▶ **Task description**
Count every line that holds the string "LaTeX", and report the number alone.
========================================
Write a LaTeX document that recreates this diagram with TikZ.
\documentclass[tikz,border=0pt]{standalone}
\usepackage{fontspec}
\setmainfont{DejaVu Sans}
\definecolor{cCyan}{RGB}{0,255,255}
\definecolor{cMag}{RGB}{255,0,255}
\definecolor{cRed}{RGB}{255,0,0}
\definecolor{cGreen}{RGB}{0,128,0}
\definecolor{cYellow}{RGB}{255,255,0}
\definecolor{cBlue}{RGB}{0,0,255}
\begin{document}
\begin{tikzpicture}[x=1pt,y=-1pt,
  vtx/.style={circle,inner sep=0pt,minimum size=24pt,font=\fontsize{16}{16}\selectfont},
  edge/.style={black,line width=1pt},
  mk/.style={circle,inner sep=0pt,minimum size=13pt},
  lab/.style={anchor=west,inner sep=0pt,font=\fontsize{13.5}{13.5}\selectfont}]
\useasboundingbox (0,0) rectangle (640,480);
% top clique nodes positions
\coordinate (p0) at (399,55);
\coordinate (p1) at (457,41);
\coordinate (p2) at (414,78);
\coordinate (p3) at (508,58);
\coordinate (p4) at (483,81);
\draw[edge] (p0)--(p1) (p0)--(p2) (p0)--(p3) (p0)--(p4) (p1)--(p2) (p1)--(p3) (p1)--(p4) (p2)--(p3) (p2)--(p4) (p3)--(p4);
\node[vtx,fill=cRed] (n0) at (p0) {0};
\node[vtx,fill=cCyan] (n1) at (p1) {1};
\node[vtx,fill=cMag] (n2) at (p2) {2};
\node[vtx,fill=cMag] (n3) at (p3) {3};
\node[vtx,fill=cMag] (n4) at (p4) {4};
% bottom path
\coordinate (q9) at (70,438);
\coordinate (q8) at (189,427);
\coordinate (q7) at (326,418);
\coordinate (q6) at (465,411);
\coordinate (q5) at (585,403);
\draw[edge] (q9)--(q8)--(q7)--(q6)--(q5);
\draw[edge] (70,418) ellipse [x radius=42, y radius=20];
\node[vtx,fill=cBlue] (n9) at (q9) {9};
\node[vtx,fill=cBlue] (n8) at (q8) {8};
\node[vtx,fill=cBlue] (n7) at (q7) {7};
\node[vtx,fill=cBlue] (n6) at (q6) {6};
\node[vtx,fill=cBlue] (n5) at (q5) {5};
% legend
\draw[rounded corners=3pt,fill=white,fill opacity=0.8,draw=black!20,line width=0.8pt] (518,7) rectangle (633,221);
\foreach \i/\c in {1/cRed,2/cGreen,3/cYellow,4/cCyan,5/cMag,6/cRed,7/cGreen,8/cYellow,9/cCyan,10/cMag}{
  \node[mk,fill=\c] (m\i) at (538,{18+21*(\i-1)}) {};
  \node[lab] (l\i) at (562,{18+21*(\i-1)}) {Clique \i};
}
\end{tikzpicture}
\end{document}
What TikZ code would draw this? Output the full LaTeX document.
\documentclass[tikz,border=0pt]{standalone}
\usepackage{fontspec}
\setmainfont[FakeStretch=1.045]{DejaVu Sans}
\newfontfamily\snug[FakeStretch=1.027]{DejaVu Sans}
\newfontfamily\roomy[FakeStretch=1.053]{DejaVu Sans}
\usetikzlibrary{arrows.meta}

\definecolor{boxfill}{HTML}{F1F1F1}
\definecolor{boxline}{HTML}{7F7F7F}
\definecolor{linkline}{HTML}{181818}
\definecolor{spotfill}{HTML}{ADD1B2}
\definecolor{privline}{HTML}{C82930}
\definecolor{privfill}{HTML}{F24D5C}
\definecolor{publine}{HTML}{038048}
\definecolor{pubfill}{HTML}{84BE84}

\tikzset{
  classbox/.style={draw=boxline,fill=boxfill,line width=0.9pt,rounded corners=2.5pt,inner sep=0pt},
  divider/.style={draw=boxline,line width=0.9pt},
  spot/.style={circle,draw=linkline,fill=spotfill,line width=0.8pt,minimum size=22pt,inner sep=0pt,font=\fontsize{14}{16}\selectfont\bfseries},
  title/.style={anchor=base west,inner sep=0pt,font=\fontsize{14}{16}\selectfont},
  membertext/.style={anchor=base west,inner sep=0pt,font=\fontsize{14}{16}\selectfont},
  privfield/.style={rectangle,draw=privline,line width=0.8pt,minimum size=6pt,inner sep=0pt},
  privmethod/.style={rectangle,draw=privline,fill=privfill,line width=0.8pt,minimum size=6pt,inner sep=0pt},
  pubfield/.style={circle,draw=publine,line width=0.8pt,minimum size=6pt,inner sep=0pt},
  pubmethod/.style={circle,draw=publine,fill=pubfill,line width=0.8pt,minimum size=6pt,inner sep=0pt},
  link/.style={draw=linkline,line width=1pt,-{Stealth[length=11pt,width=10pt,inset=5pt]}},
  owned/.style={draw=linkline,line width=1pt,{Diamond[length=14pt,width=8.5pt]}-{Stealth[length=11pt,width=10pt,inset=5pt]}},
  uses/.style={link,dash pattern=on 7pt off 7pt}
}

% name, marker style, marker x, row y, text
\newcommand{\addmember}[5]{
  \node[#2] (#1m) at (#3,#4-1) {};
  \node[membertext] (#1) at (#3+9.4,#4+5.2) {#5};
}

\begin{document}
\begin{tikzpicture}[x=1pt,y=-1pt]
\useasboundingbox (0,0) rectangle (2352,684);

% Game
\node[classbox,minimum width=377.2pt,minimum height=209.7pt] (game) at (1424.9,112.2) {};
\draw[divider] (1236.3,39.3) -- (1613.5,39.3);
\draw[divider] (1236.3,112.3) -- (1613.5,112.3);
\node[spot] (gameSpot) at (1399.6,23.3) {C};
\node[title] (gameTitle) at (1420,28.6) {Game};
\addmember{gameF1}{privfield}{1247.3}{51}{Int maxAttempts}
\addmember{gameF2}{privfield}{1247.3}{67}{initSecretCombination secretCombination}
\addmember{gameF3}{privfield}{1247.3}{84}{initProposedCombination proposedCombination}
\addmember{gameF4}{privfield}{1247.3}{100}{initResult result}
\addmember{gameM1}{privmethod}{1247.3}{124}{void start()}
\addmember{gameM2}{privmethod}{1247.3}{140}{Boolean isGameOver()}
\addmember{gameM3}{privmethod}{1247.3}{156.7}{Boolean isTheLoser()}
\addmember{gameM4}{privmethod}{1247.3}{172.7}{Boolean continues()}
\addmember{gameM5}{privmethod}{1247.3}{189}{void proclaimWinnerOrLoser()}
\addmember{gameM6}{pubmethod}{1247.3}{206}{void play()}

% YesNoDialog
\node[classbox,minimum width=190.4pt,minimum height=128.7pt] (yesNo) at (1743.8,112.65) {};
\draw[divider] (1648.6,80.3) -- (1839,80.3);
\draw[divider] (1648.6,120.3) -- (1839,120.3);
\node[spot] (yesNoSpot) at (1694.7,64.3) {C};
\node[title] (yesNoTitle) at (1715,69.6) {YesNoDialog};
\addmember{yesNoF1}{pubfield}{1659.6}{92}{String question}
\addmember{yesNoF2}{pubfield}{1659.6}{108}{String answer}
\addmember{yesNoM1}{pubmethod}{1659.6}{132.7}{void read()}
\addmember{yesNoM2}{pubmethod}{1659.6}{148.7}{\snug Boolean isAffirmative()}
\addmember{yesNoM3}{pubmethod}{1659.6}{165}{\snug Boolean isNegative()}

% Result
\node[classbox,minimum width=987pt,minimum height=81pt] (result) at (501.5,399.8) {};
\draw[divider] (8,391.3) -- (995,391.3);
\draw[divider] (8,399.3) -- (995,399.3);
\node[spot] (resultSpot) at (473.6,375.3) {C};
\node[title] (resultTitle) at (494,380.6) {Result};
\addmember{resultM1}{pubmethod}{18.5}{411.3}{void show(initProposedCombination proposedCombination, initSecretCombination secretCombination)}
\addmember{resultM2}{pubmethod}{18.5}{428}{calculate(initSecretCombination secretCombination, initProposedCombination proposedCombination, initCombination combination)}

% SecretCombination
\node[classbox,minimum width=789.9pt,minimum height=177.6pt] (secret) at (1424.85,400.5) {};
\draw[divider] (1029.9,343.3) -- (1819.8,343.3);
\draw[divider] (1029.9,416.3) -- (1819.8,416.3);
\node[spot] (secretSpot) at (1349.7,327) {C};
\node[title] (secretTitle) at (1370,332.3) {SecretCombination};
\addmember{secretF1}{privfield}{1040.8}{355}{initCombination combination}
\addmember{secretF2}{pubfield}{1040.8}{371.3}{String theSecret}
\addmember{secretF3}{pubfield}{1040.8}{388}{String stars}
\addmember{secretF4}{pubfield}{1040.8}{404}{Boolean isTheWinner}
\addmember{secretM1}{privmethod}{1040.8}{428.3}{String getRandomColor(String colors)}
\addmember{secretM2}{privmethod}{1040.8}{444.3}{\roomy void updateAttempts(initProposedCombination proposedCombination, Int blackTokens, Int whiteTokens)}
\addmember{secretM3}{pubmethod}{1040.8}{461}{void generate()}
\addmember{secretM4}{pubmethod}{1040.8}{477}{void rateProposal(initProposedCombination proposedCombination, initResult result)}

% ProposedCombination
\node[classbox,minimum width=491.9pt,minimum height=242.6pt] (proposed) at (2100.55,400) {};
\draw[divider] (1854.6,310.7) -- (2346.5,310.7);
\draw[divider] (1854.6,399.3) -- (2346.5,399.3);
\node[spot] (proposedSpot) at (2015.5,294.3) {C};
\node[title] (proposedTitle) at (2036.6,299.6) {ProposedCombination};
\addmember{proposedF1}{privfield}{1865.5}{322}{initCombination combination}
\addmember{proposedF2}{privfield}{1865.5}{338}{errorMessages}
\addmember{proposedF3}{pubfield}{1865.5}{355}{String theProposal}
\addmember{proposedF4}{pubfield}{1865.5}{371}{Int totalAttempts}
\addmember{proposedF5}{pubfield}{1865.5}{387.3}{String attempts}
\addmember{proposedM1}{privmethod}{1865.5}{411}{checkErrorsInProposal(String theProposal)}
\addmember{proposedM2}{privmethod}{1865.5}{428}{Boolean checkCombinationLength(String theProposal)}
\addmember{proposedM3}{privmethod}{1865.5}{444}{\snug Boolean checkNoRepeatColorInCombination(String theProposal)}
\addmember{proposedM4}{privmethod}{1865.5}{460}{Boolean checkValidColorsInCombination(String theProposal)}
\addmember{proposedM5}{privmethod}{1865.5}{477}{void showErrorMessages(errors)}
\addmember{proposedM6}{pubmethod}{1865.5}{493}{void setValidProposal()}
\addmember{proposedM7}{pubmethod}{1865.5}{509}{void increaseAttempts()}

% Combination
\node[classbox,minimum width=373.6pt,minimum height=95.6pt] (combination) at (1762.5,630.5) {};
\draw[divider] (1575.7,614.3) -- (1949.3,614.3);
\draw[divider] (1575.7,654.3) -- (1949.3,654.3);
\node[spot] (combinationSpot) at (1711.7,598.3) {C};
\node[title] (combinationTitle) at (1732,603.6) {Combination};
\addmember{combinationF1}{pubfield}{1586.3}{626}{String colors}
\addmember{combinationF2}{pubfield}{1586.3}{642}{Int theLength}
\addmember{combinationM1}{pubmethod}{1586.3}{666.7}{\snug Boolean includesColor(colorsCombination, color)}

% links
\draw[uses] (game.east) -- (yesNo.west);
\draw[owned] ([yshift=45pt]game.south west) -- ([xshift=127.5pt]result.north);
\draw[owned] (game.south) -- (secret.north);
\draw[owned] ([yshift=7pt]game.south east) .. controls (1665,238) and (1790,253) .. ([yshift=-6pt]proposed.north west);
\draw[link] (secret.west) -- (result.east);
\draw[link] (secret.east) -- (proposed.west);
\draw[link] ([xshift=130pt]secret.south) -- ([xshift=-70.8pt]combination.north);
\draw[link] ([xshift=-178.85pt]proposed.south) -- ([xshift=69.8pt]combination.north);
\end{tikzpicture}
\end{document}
========================================
▶ **Reply to the task**
2